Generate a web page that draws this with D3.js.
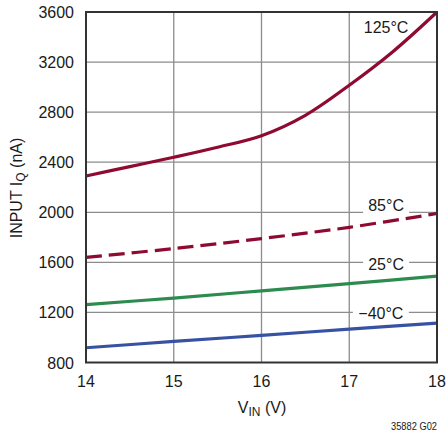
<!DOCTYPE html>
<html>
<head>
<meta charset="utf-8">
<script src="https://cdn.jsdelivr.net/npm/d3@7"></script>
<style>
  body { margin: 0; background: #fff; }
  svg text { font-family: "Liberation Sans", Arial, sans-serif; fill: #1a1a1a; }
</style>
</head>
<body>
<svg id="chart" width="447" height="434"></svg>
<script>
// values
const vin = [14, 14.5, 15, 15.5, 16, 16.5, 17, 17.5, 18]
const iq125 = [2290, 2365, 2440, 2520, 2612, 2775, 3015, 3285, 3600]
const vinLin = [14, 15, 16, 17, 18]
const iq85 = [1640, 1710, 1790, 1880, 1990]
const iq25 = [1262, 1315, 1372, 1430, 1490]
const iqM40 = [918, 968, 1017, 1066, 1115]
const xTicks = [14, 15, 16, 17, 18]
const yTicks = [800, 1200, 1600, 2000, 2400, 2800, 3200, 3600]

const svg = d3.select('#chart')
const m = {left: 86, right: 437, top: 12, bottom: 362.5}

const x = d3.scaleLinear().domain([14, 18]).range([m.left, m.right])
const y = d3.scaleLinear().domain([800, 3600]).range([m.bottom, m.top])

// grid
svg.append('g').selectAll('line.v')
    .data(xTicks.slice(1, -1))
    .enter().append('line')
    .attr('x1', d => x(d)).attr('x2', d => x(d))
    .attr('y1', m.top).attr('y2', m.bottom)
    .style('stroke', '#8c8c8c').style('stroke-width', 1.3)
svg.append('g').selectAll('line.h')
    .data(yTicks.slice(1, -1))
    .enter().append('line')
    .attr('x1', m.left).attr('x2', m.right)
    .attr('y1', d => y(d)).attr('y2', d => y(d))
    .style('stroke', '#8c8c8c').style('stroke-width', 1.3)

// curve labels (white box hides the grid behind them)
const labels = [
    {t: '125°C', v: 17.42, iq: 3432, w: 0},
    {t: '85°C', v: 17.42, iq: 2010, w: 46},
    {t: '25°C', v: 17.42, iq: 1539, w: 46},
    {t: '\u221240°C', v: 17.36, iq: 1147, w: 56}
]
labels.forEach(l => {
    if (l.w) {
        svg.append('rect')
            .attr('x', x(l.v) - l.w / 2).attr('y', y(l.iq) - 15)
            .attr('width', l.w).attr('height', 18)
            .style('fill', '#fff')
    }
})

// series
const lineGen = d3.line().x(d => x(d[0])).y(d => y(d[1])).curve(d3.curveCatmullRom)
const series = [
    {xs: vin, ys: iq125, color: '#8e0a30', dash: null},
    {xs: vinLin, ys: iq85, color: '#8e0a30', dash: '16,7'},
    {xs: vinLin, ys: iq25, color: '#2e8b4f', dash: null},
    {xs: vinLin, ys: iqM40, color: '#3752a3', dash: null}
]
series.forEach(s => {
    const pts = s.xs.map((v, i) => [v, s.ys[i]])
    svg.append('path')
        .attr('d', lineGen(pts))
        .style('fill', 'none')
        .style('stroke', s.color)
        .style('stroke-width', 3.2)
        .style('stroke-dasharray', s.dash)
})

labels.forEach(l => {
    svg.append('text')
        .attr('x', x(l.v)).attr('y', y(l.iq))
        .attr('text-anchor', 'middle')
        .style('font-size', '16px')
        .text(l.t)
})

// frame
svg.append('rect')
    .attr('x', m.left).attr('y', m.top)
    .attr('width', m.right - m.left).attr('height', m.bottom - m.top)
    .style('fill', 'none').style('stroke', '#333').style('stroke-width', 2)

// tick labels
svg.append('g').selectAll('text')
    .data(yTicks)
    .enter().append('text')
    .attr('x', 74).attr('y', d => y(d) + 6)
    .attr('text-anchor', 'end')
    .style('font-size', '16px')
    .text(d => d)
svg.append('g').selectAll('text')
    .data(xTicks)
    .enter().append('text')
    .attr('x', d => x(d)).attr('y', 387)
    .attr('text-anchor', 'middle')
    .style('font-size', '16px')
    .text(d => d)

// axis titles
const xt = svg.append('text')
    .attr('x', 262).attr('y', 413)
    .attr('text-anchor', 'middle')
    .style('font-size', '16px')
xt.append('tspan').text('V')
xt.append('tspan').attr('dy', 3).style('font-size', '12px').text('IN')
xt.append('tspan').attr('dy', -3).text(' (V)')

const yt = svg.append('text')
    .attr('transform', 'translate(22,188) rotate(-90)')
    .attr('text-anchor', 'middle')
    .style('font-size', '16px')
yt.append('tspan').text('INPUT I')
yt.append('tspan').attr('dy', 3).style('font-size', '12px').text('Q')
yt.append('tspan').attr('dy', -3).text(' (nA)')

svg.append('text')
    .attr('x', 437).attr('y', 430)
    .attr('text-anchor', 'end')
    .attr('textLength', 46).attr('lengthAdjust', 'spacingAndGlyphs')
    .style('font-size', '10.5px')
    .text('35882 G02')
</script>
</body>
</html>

Work to complete. Without including any picture, repeat the data exactly.

Answer below.
Generate a web page that draws this with D3.js.
<!DOCTYPE html>
<html>
<head>
<meta charset="utf-8">
<script src="https://cdn.jsdelivr.net/npm/d3@7"></script>
<style>
  body { margin: 0; background: #fff; }
  svg text { font-family: "Liberation Sans", Arial, sans-serif; fill: #1a1a1a; }
</style>
</head>
<body>
<svg id="chart" width="447" height="434"></svg>
<script>
// values
const vin = [14, 14.5, 15, 15.5, 16, 16.5, 17, 17.5, 18]
const iq125 = [2290, 2365, 2440, 2520, 2612, 2775, 3015, 3285, 3600]
const vinLin = [14, 15, 16, 17, 18]
const iq85 = [1640, 1710, 1790, 1880, 1990]
const iq25 = [1262, 1315, 1372, 1430, 1490]
const iqM40 = [918, 968, 1017, 1066, 1115]
const xTicks = [14, 15, 16, 17, 18]
const yTicks = [800, 1200, 1600, 2000, 2400, 2800, 3200, 3600]

const svg = d3.select('#chart')
const m = {left: 86, right: 437, top: 12, bottom: 362.5}

const x = d3.scaleLinear().domain([14, 18]).range([m.left, m.right])
const y = d3.scaleLinear().domain([800, 3600]).range([m.bottom, m.top])

// grid
svg.append('g').selectAll('line.v')
    .data(xTicks.slice(1, -1))
    .enter().append('line')
    .attr('x1', d => x(d)).attr('x2', d => x(d))
    .attr('y1', m.top).attr('y2', m.bottom)
    .style('stroke', '#8c8c8c').style('stroke-width', 1.3)
svg.append('g').selectAll('line.h')
    .data(yTicks.slice(1, -1))
    .enter().append('line')
    .attr('x1', m.left).attr('x2', m.right)
    .attr('y1', d => y(d)).attr('y2', d => y(d))
    .style('stroke', '#8c8c8c').style('stroke-width', 1.3)

// curve labels (white box hides the grid behind them)
const labels = [
    {t: '125°C', v: 17.42, iq: 3432, w: 0},
    {t: '85°C', v: 17.42, iq: 2010, w: 46},
    {t: '25°C', v: 17.42, iq: 1539, w: 46},
    {t: '\u221240°C', v: 17.36, iq: 1147, w: 56}
]
labels.forEach(l => {
    if (l.w) {
        svg.append('rect')
            .attr('x', x(l.v) - l.w / 2).attr('y', y(l.iq) - 15)
            .attr('width', l.w).attr('height', 18)
            .style('fill', '#fff')
    }
})

// series
const lineGen = d3.line().x(d => x(d[0])).y(d => y(d[1])).curve(d3.curveCatmullRom)
const series = [
    {xs: vin, ys: iq125, color: '#8e0a30', dash: null},
    {xs: vinLin, ys: iq85, color: '#8e0a30', dash: '16,7'},
    {xs: vinLin, ys: iq25, color: '#2e8b4f', dash: null},
    {xs: vinLin, ys: iqM40, color: '#3752a3', dash: null}
]
series.forEach(s => {
    const pts = s.xs.map((v, i) => [v, s.ys[i]])
    svg.append('path')
        .attr('d', lineGen(pts))
        .style('fill', 'none')
        .style('stroke', s.color)
        .style('stroke-width', 3.2)
        .style('stroke-dasharray', s.dash)
})

labels.forEach(l => {
    svg.append('text')
        .attr('x', x(l.v)).attr('y', y(l.iq))
        .attr('text-anchor', 'middle')
        .style('font-size', '16px')
        .text(l.t)
})

// frame
svg.append('rect')
    .attr('x', m.left).attr('y', m.top)
    .attr('width', m.right - m.left).attr('height', m.bottom - m.top)
    .style('fill', 'none').style('stroke', '#333').style('stroke-width', 2)

// tick labels
svg.append('g').selectAll('text')
    .data(yTicks)
    .enter().append('text')
    .attr('x', 74).attr('y', d => y(d) + 6)
    .attr('text-anchor', 'end')
    .style('font-size', '16px')
    .text(d => d)
svg.append('g').selectAll('text')
    .data(xTicks)
    .enter().append('text')
    .attr('x', d => x(d)).attr('y', 387)
    .attr('text-anchor', 'middle')
    .style('font-size', '16px')
    .text(d => d)

// axis titles
const xt = svg.append('text')
    .attr('x', 262).attr('y', 413)
    .attr('text-anchor', 'middle')
    .style('font-size', '16px')
xt.append('tspan').text('V')
xt.append('tspan').attr('dy', 3).style('font-size', '12px').text('IN')
xt.append('tspan').attr('dy', -3).text(' (V)')

const yt = svg.append('text')
    .attr('transform', 'translate(22,188) rotate(-90)')
    .attr('text-anchor', 'middle')
    .style('font-size', '16px')
yt.append('tspan').text('INPUT I')
yt.append('tspan').attr('dy', 3).style('font-size', '12px').text('Q')
yt.append('tspan').attr('dy', -3).text(' (nA)')

svg.append('text')
    .attr('x', 437).attr('y', 430)
    .attr('text-anchor', 'end')
    .attr('textLength', 46).attr('lengthAdjust', 'spacingAndGlyphs')
    .style('font-size', '10.5px')
    .text('35882 G02')
</script>
</body>
</html>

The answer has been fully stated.